Finite-size scaling analysis of the relative size $s_{\max }$ of the largest cluster of sites for the bond-percolation problem on chimera graphs. The main panels always show the scaled data according to Eq. (1), whereas the insets display the unscaled data in the vicinity of the critical point. (a) Binder ratio $b\left(p\right)$, (b) disorder-averaged order parameter $P_{\max }\left(p\right)$, and (c) fluctuation $\chi \left(p\right)=N\times \mathrm{var}\left(s_{\max }\right)$ of the order parameter. Note that the insets feature two additional data curves, illustrating the statistical properties of small chimera graphs of current quantum annealing machines with $N=512$ and 1152 qubits (sites).

Figure 4

Bond and site percolation thresholds for chimeralike graphs built from $K_{n,n}$ subgraphs. The percolation thresholds decrease with increasing average vertex degree and thus of $n$, the cell size.
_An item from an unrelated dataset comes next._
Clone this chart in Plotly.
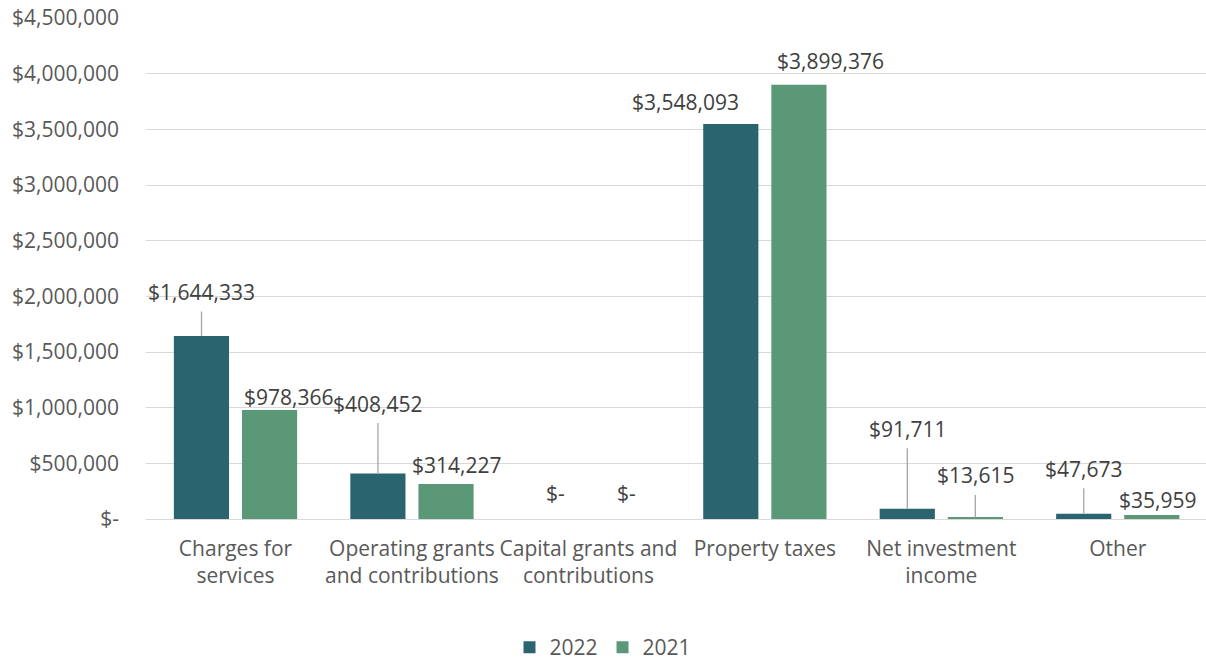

The dashed lines represent fits to functions of the form $f\left(n\right)=a{(n-\mathrm{\Delta }n)}^{-b}$ (see text for details).

Figure 5

Finite-size scaling analysis of the relative size $s_{\max }$ of the largest cluster of sites for the site-percolation problem on the small-world enhanced chimera graphs (see Sec. 4d). (a) Scaling of the effective system-size-dependent estimate of $p_{\mathrm{c}}\left(N\right)$. The inset shows a scaling of $\beta \left(N\right)$, as discussed in the text. (b) Fit of fifth-order polynomials to the finite-size fluctuations to estimate the system-size-dependent peak positions $p_{\max }\left(N\right)$. The inset shows the extrapolation to the asymptotic critical point $p_{\max }^{\infty }$, as discussed in the text.